** BEGIN **

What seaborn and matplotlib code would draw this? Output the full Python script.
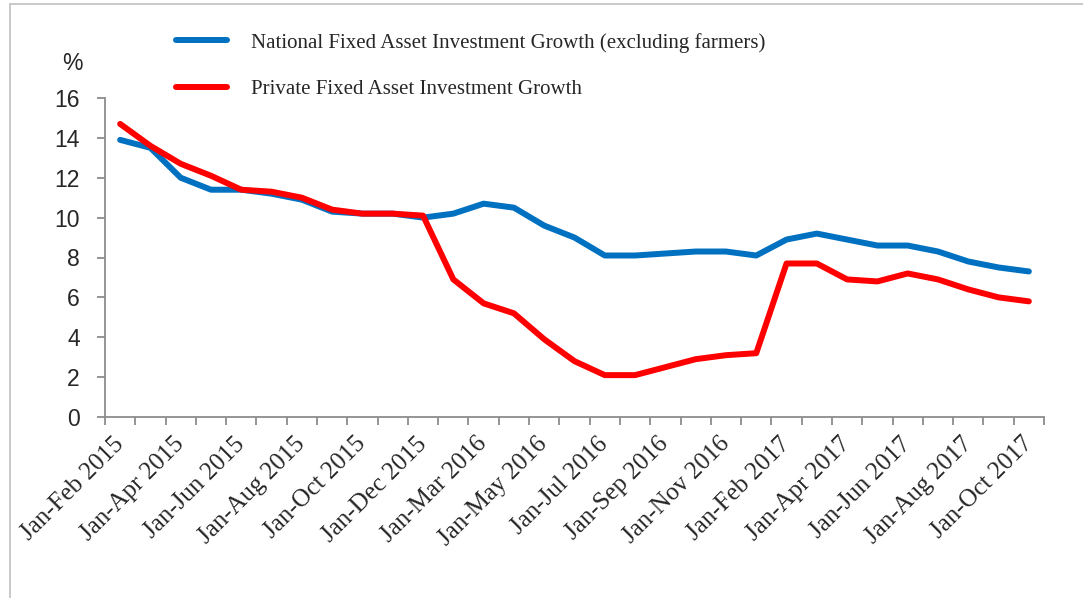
import matplotlib
matplotlib.use("Agg")
import matplotlib.pyplot as plt
from matplotlib.lines import Line2D
import seaborn as sns
import pandas as pd

# Cumulative reporting periods (year-to-date)
months_2015 = ["Feb", "Mar", "Apr", "May", "Jun", "Jul", "Aug", "Sep", "Oct", "Nov", "Dec"]
months_2016 = ["Feb", "Mar", "Apr", "May", "Jun", "Jul", "Aug", "Sep", "Oct", "Nov", "Dec"]
months_2017 = ["Feb", "Mar", "Apr", "May", "Jun", "Jul", "Aug", "Sep", "Oct"]
periods = ([f"Jan-{m} 2015" for m in months_2015]
           + [f"Jan-{m} 2016" for m in months_2016]
           + [f"Jan-{m} 2017" for m in months_2017])

# Year-on-year growth, %
national_fai = [13.9, 13.5, 12.0, 11.4, 11.4, 11.2, 10.9, 10.3, 10.2, 10.2, 10.0,
                10.2, 10.7, 10.5, 9.6, 9.0, 8.1, 8.1, 8.2, 8.3, 8.3, 8.1,
                8.9, 9.2, 8.9, 8.6, 8.6, 8.3, 7.8, 7.5, 7.3]
private_fai = [14.7, 13.6, 12.7, 12.1, 11.4, 11.3, 11.0, 10.4, 10.2, 10.2, 10.1,
               6.9, 5.7, 5.2, 3.9, 2.8, 2.1, 2.1, 2.5, 2.9, 3.1, 3.2,
               7.7, 7.7, 6.9, 6.8, 7.2, 6.9, 6.4, 6.0, 5.8]

series_names = ["National Fixed Asset Investment Growth (excluding farmers)",
                "Private Fixed Asset Investment Growth"]
series_colors = ["#0070C0", "#FF0000"]
y_ticks = [0, 2, 4, 6, 8, 10, 12, 14, 16]

df = pd.DataFrame({
    "period": periods * 2,
    "growth": national_fai + private_fai,
    "series": [series_names[0]] * len(periods) + [series_names[1]] * len(periods),
})

sns.set_style("white")
plt.rcParams["font.family"] = ["Liberation Sans", "DejaVu Sans"]

W, H = 1083, 598
fig = plt.figure(figsize=(W / 100, H / 100), dpi=100)
ax = fig.add_axes([105 / W, 1 - 417 / H, (1044 - 105) / W, (417 - 98) / H])

sns.lineplot(data=df, x="period", y="growth", hue="series", hue_order=series_names,
             palette=series_colors, linewidth=4.3, sort=False, ax=ax, legend=False)
for ln in ax.lines:
    ln.set_solid_capstyle("round")
    ln.set_solid_joinstyle("round")

n = len(periods)
ax.set_xlim(-0.5, n - 0.5)
ax.set_ylim(0, 16)
ax.set_xlabel("")
ax.set_ylabel("")

# Category boundary ticks plus labels on every other period
ax.set_xticks([i - 0.5 for i in range(n + 1)])
ax.set_xticklabels([])
label_pos = list(range(0, n, 2))
ax.set_xticks(label_pos, minor=True)
ax.set_xticklabels([periods[i] for i in label_pos], minor=True, rotation=45,
                   ha="right", va="center", rotation_mode="anchor",
                   fontsize=18, family=["Liberation Serif", "DejaVu Serif"])
ax.tick_params(axis="x", which="major", direction="out", length=6, width=1.3,
               color="#8C8C8C", bottom=True)
ax.tick_params(axis="x", which="minor", length=0, pad=17, bottom=True)

ax.set_yticks(y_ticks)
ax.set_yticklabels([str(v) for v in y_ticks])
ax.tick_params(axis="y", direction="out", length=6, width=1.3, color="#8C8C8C",
               labelsize=16.5, pad=12, left=True)

for side in ["top", "right"]:
    ax.spines[side].set_visible(False)
for side in ["left", "bottom"]:
    ax.spines[side].set_color("#8C8C8C")
    ax.spines[side].set_linewidth(1.3)

fig.text(72 / W, 1 - 63 / H, "%", ha="center", va="center", fontsize=16.5)

handles = [Line2D([], [], color=c, linewidth=4.3, solid_capstyle="round")
           for c in series_colors]
fig.legend(handles, series_names, loc="upper left",
           bbox_to_anchor=(157 / W, 1 - 14 / H), frameon=False,
           prop={"family": ["Liberation Serif", "DejaVu Serif"], "size": 15},
           handlelength=2.45, handletextpad=1.15, labelspacing=1.3)

# Outer frame
frame_kw = dict(color="#C0C0C0", linewidth=1.2, transform=fig.transFigure)
fig.add_artist(Line2D([10 / W, 10 / W], [0, 1 - 4 / H], **frame_kw))
fig.add_artist(Line2D([10 / W, 1], [1 - 4 / H, 1 - 4 / H], **frame_kw))

fig.savefig("out.png", dpi=100, facecolor="white")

** END **

* [Directions]:
Pictures in the data above should not be copied; transcribe everything else exactly.

* [Result]:
What seaborn and matplotlib code would draw this? Output the full Python script.
import matplotlib
matplotlib.use("Agg")
import matplotlib.pyplot as plt
from matplotlib.lines import Line2D
import seaborn as sns
import pandas as pd

# Cumulative reporting periods (year-to-date)
months_2015 = ["Feb", "Mar", "Apr", "May", "Jun", "Jul", "Aug", "Sep", "Oct", "Nov", "Dec"]
months_2016 = ["Feb", "Mar", "Apr", "May", "Jun", "Jul", "Aug", "Sep", "Oct", "Nov", "Dec"]
months_2017 = ["Feb", "Mar", "Apr", "May", "Jun", "Jul", "Aug", "Sep", "Oct"]
periods = ([f"Jan-{m} 2015" for m in months_2015]
           + [f"Jan-{m} 2016" for m in months_2016]
           + [f"Jan-{m} 2017" for m in months_2017])

# Year-on-year growth, %
national_fai = [13.9, 13.5, 12.0, 11.4, 11.4, 11.2, 10.9, 10.3, 10.2, 10.2, 10.0,
                10.2, 10.7, 10.5, 9.6, 9.0, 8.1, 8.1, 8.2, 8.3, 8.3, 8.1,
                8.9, 9.2, 8.9, 8.6, 8.6, 8.3, 7.8, 7.5, 7.3]
private_fai = [14.7, 13.6, 12.7, 12.1, 11.4, 11.3, 11.0, 10.4, 10.2, 10.2, 10.1,
               6.9, 5.7, 5.2, 3.9, 2.8, 2.1, 2.1, 2.5, 2.9, 3.1, 3.2,
               7.7, 7.7, 6.9, 6.8, 7.2, 6.9, 6.4, 6.0, 5.8]

series_names = ["National Fixed Asset Investment Growth (excluding farmers)",
                "Private Fixed Asset Investment Growth"]
series_colors = ["#0070C0", "#FF0000"]
y_ticks = [0, 2, 4, 6, 8, 10, 12, 14, 16]

df = pd.DataFrame({
    "period": periods * 2,
    "growth": national_fai + private_fai,
    "series": [series_names[0]] * len(periods) + [series_names[1]] * len(periods),
})

sns.set_style("white")
plt.rcParams["font.family"] = ["Liberation Sans", "DejaVu Sans"]

W, H = 1083, 598
fig = plt.figure(figsize=(W / 100, H / 100), dpi=100)
ax = fig.add_axes([105 / W, 1 - 417 / H, (1044 - 105) / W, (417 - 98) / H])

sns.lineplot(data=df, x="period", y="growth", hue="series", hue_order=series_names,
             palette=series_colors, linewidth=4.3, sort=False, ax=ax, legend=False)
for ln in ax.lines:
    ln.set_solid_capstyle("round")
    ln.set_solid_joinstyle("round")

n = len(periods)
ax.set_xlim(-0.5, n - 0.5)
ax.set_ylim(0, 16)
ax.set_xlabel("")
ax.set_ylabel("")

# Category boundary ticks plus labels on every other period
ax.set_xticks([i - 0.5 for i in range(n + 1)])
ax.set_xticklabels([])
label_pos = list(range(0, n, 2))
ax.set_xticks(label_pos, minor=True)
ax.set_xticklabels([periods[i] for i in label_pos], minor=True, rotation=45,
                   ha="right", va="center", rotation_mode="anchor",
                   fontsize=18, family=["Liberation Serif", "DejaVu Serif"])
ax.tick_params(axis="x", which="major", direction="out", length=6, width=1.3,
               color="#8C8C8C", bottom=True)
ax.tick_params(axis="x", which="minor", length=0, pad=17, bottom=True)

ax.set_yticks(y_ticks)
ax.set_yticklabels([str(v) for v in y_ticks])
ax.tick_params(axis="y", direction="out", length=6, width=1.3, color="#8C8C8C",
               labelsize=16.5, pad=12, left=True)

for side in ["top", "right"]:
    ax.spines[side].set_visible(False)
for side in ["left", "bottom"]:
    ax.spines[side].set_color("#8C8C8C")
    ax.spines[side].set_linewidth(1.3)

fig.text(72 / W, 1 - 63 / H, "%", ha="center", va="center", fontsize=16.5)

handles = [Line2D([], [], color=c, linewidth=4.3, solid_capstyle="round")
           for c in series_colors]
fig.legend(handles, series_names, loc="upper left",
           bbox_to_anchor=(157 / W, 1 - 14 / H), frameon=False,
           prop={"family": ["Liberation Serif", "DejaVu Serif"], "size": 15},
           handlelength=2.45, handletextpad=1.15, labelspacing=1.3)

# Outer frame
frame_kw = dict(color="#C0C0C0", linewidth=1.2, transform=fig.transFigure)
fig.add_artist(Line2D([10 / W, 10 / W], [0, 1 - 4 / H], **frame_kw))
fig.add_artist(Line2D([10 / W, 1], [1 - 4 / H, 1 - 4 / H], **frame_kw))

fig.savefig("out.png", dpi=100, facecolor="white")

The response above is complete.